- DIRECTIONS FOR THIS TASK
Starting at the first line of the listing below, retype each line up to and including the one that contains "(0,0) rectangle (973,730);". Leave pictures out.

- PROVIDED DATA
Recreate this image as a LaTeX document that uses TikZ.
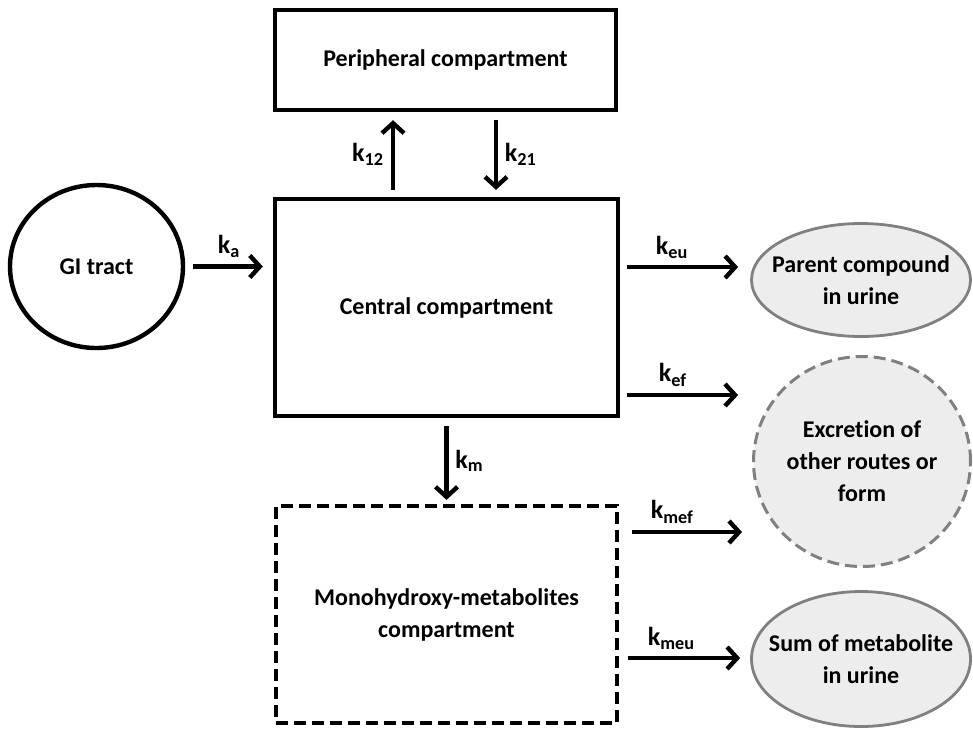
\documentclass[tikz,border=0pt]{standalone}
\usepackage{fontspec}
\setmainfont{Carlito}[Ligatures=NoCommon]
\usetikzlibrary{arrows.meta,shapes.geometric}

\begin{document}
\begin{tikzpicture}[x=0.5pt,y=-0.5pt,->,>={Straight Barb[length=5pt,width=11pt]},line width=2.2pt,auto,
    font=\bfseries\fontsize{12}{16}\selectfont,
    comp node/.style={draw,rectangle,inner sep=0pt,align=center},
    out node/.style={draw=black!50,fill=black!7,ellipse,line width=1.4pt,inner sep=0pt},
    rate/.style={font=\bfseries\fontsize{13}{16}\selectfont}]
    \useasboundingbox (0,0) rectangle (973,730);

    \node[comp node,minimum width=170.5pt,minimum height=50pt] (peri) at (445.5,60) {Peripheral compartment};
    \node[comp node,minimum width=171.5pt,minimum height=108.5pt] (central) at (446.5,307.5) {Central compartment};
    \node[comp node,dash pattern=on 6pt off 3pt,minimum width=170.5pt,minimum height=108.5pt] (meta) at (446.5,614.5) {Monohydroxy-metabolites\\compartment};
    \node[draw,ellipse,inner sep=0pt,minimum width=86.5pt,minimum height=81.5pt] (gi) at (96.5,266.5) {GI tract};

    \node[out node,minimum width=109.5pt,minimum height=56.5pt,
        label={[align=center]center:{Parent compound\\in urine}}] (parent) at (861,280) {};
    \node[out node,dash pattern=on 6pt off 3pt,line width=1.5pt,minimum width=108.5pt,minimum height=105pt,
        label={[align=center]center:{Excretion of\\other routes or\\form}}] (other) at (862,461.5) {};
    \node[out node,minimum width=109.5pt,minimum height=67.5pt,
        label={[align=center]center:{Sum of metabolite\\in urine}}] (sum) at (861,659) {};

    \coordinate (a12) at ([xshift=-26.75pt]central.north);
    \coordinate (a21) at ([xshift=25.25pt]peri.south);
    \coordinate (eu) at ([yshift=20.25pt]central.east);
    \coordinate (ef) at ([yshift=-43.75pt]central.east);
    \coordinate (mef) at ([yshift=41.25pt]meta.east);
    \coordinate (meu) at ([yshift=-21.75pt]meta.east);

    \path[every node/.style={rate}]
        (gi.east) edge[shorten <=4pt,shorten >=5pt] node{k\textsubscript{a}} (gi.east -| central.west)
        (a12) edge[shorten <=3.5pt,shorten >=4pt] node{k\textsubscript{12}} (a12 |- peri.south)
        (a21) edge[shorten <=4pt,shorten >=3.5pt] node{k\textsubscript{21}} (a21 |- central.north)
        (central.south) edge[shorten <=4pt,shorten >=2pt] node{k\textsubscript{m}} (meta.north)
        (eu) edge[shorten <=3.5pt,shorten >=6pt] node[pos=0.4]{k\textsubscript{eu}} (eu -| parent.west)
        (ef) edge[shorten <=3.5pt,shorten >=7pt] node[pos=0.4]{k\textsubscript{ef}} (ef -| other.west)
        (mef) edge[shorten <=6.5pt,shorten >=5pt] node[pos=0.4]{k\textsubscript{mef}} (mef -| other.west)
        (meu) edge[shorten <=4.5pt,shorten >=5pt] node[pos=0.4]{k\textsubscript{meu}} (meu -| sum.west)
    ;
\end{tikzpicture}
\end{document}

- RESULT FOR THIS TASK
Recreate this image as a LaTeX document that uses TikZ.
\documentclass[tikz,border=0pt]{standalone}
\usepackage{fontspec}
\setmainfont{Carlito}[Ligatures=NoCommon]
\usetikzlibrary{arrows.meta,shapes.geometric}

\begin{document}
\begin{tikzpicture}[x=0.5pt,y=-0.5pt,->,>={Straight Barb[length=5pt,width=11pt]},line width=2.2pt,auto,
    font=\bfseries\fontsize{12}{16}\selectfont,
    comp node/.style={draw,rectangle,inner sep=0pt,align=center},
    out node/.style={draw=black!50,fill=black!7,ellipse,line width=1.4pt,inner sep=0pt},
    rate/.style={font=\bfseries\fontsize{13}{16}\selectfont}]
    \useasboundingbox (0,0) rectangle (973,730);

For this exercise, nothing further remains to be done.